Monday, August 27, 2012

What Are Obama’s Secret Post-Election Plans?

Two articles in today’s Wall Street Journal illustrate how President Obama is putting politics before policy – deliberately failing to lead on tough fiscal choices to score cheap political points.  One news article notes that the White House has put together a secret deficit reduction plan, which it refuses to release to the American people:

President Barack Obama’s most recent budget…[did not] detail how to slow the growth of spending on Medicare or Social Security.  Nor has Mr. Obama made public the details of proposals he made in unsuccessful talks with House Speaker John Boehner (R., Ohio) last summer, such as raising the eligibility age for Medicare from 65 to 67, a notion both Mr. Romney and Mr. Ryan have endorsed.

Administration officials are preparing new deficit-reduction proposals to be released if Mr. Obama is re-elected, but see no political advantage in previewing them now, people familiar with the process said.

Likewise, an excellent editorial in this morning’s Journal about the Administration’s plans for top-down government health “reform” notes that the White House has refused to name individuals to Obamacare’s Independent Payment Advisory Board “until after the election.”

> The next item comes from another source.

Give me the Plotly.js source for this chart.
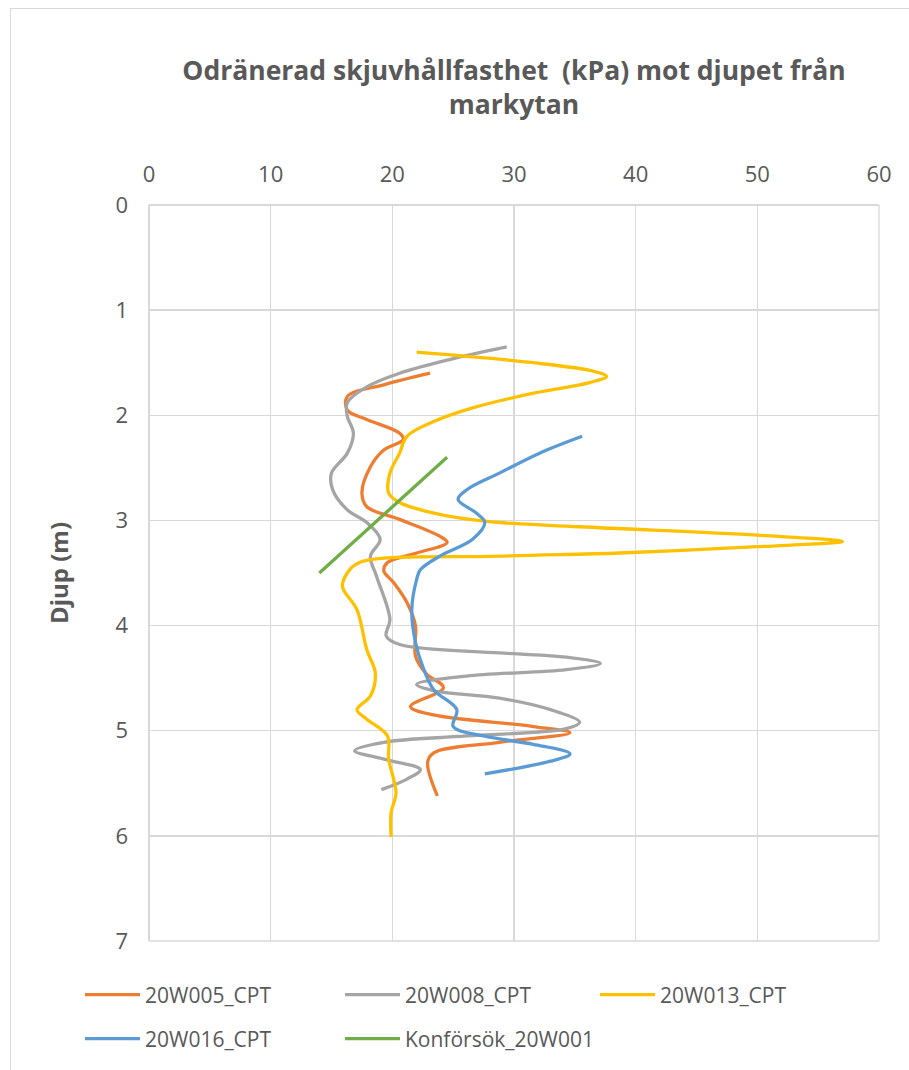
<!DOCTYPE html>
<html><head><meta charset="utf-8">
<script src="https://cdn.plot.ly/plotly-3.0.1.min.js"></script>
<style>
html,body{margin:0;padding:0;background:#fff;overflow:hidden;}
#frame{position:absolute;left:10px;top:8px;width:1000px;height:1100px;border-left:1px solid #d9d9d9;border-top:1px solid #d9d9d9;}
#chart{position:absolute;left:0;top:0;width:909px;height:1070px;}
</style></head>
<body>
<div id="frame"></div>
<div id="chart"></div>
<script>
const seriesNames = ["20W005_CPT","20W008_CPT","20W013_CPT","20W016_CPT","Konförsök_20W001"];
const seriesColors = ["#ED7D31","#A5A5A5","#FFC000","#5B9BD5","#70AD47"];

const w005_kpa = [23.1,19.3,16.3,16.3,17.9,20.6,20.9,19.3,18.2,17.5,17.9,20.6,23.9,24.5,22.0,19.6,19.3,20.1,21.2,21.9,21.9,22.8,24.2,21.5,23.4,31.6,34.6,28.8,23.4,22.9,23.7];
const w005_depth = [1.60,1.71,1.82,1.95,2.04,2.17,2.23,2.33,2.49,2.74,2.87,2.99,3.15,3.21,3.31,3.40,3.48,3.59,3.78,4.00,4.29,4.46,4.59,4.77,4.85,4.96,5.02,5.11,5.21,5.30,5.62];

const w008_kpa = [29.4,24.7,20.6,17.9,16.3,16.3,16.8,16.3,15.0,15.1,16.3,17.9,19.0,18.2,18.7,19.8,19.5,20.6,28.8,34.3,37.1,34.3,26.1,22.0,23.4,28.8,33.0,35.4,34.3,26.1,19.3,16.9,19.3,22.3,21.2,19.1];
const w008_depth = [1.35,1.47,1.60,1.73,1.88,2.01,2.17,2.36,2.55,2.71,2.90,3.02,3.18,3.34,3.53,3.94,4.10,4.18,4.26,4.30,4.36,4.42,4.48,4.56,4.62,4.69,4.80,4.92,4.98,5.05,5.11,5.19,5.27,5.37,5.46,5.56];

const w013_kpa = [22.0,31.6,36.5,37.6,36.2,31.6,26.6,23.4,21.2,20.6,19.8,19.7,20.6,23.4,27.8,35.4,50.0,57.0,50.0,38.7,28.8,17.3,16.3,15.9,17.1,17.9,18.6,18.2,17.1,17.9,19.6,19.7,20.3,19.9,19.9];
const w013_depth = [1.40,1.50,1.58,1.63,1.69,1.79,1.93,2.06,2.20,2.36,2.55,2.74,2.83,2.93,3.01,3.06,3.14,3.20,3.25,3.31,3.34,3.40,3.50,3.63,3.85,4.23,4.45,4.67,4.80,4.89,5.05,5.27,5.59,5.78,6.01];

const w016_kpa = [35.6,32.1,28.8,26.1,25.4,26.9,27.6,26.6,23.9,22.3,22.0,21.6,21.9,22.5,23.4,25.3,25.0,27.5,31.6,34.6,33.0,27.6];
const w016_depth = [2.20,2.36,2.55,2.71,2.80,2.93,3.02,3.18,3.34,3.47,3.56,3.85,4.16,4.39,4.61,4.80,4.96,5.05,5.13,5.22,5.29,5.41];

const w001_kpa = [24.5,14.0];
const w001_depth = [2.40,3.50];

const xTicks = [0,10,20,30,40,50,60];
const yTicks = [0,1,2,3,4,5,6,7];

const FONT = "'Open Sans', sans-serif";
const TXT = "#595959";

const xs = [w005_kpa,w008_kpa,w013_kpa,w016_kpa,w001_kpa];
const ys = [w005_depth,w008_depth,w013_depth,w016_depth,w001_depth];
const legendIds = ["legend","legend2","legend3","legend4","legend5"];
const traces = seriesNames.map((n,i)=>({
  type:"scatter", mode:"lines", name:n, x:xs[i], y:ys[i],
  line:{color:seriesColors[i], width:3.3, shape: i===4 ? "linear" : "spline", smoothing:1},
  legend: legendIds[i], hoverinfo:"skip"
}));

const legendCommon = {orientation:"h", font:{family:FONT,size:21,color:TXT}, itemwidth:55,
  bgcolor:"rgba(0,0,0,0)", xanchor:"left", yanchor:"middle", itemclick:false, itemdoubleclick:false};
// legend item positions in pixels (left of symbol, centre y)
const legPos = [[80,995],[340,995],[595,995],[80,1039],[340,1039]];

const layout = {
  width:909, height:1070,
  margin:{l:149, r:30, t:205, b:128},
  paper_bgcolor:"rgba(0,0,0,0)", plot_bgcolor:"#fff",
  showlegend:true,
  title:{text:"Odränerad skjuvhållfasthet  (kPa) mot djupet från<br>markytan",
    font:{family:FONT,size:26.5,color:TXT,weight:"bold"}, x:0.5, xref:"paper", xanchor:"center",
    y:1-80/1070, yref:"container", yanchor:"middle"},
  xaxis:{side:"top", range:[0,60], tickvals:xTicks, ticktext:xTicks.map(String),
    showgrid:true, gridcolor:"#d9d9d9", gridwidth:1.3, zeroline:true, zerolinecolor:"#d9d9d9", zerolinewidth:1.3,
    showline:false, ticks:"", ticklabelstandoff:18, tickfont:{family:FONT,size:22,color:TXT}, fixedrange:true},
  yaxis:{range:[7,0], tickvals:yTicks, ticktext:yTicks.map(String),
    showgrid:true, gridcolor:"#d9d9d9", gridwidth:1.3, zeroline:true, zerolinecolor:"#d9d9d9", zerolinewidth:1.3,
    showline:false, ticks:"", ticklabelstandoff:20, tickfont:{family:FONT,size:22,color:TXT},
    title:{text:"Djup (m)", font:{family:FONT,size:24,color:TXT,weight:"bold"}, standoff:40}, fixedrange:true},
  shapes:[{type:"line", xref:"paper", yref:"paper", x0:1, x1:1, y0:0, y1:1, line:{color:"#d9d9d9", width:1.3}},
          {type:"line", xref:"paper", yref:"paper", x0:0, x1:1, y0:0, y1:0, line:{color:"#d9d9d9", width:1.3}}]
};
legendIds.forEach((id,i)=>{
  layout[id] = Object.assign({}, legendCommon, {x:(legPos[i][0]-149)/730, y:-(legPos[i][1]-942)/737});
});

Plotly.newPlot("chart", traces, layout, {displayModeBar:false, staticPlot:true});
</script>
</body></html>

So we’ve gone from a world in which candidate Obama repeatedly promised that he would hold all the negotiations on C-SPAN to one in which tough choices are deliberately being withheld from the American people for political reasons, and a world in which the President’s pledge that “we are implementing” Obamacare right now doesn’t apply to the supposed centerpiece of its attempt to control costs – because of the backlash that exposing the law’s coercive nature would generate.  Hope and change indeed.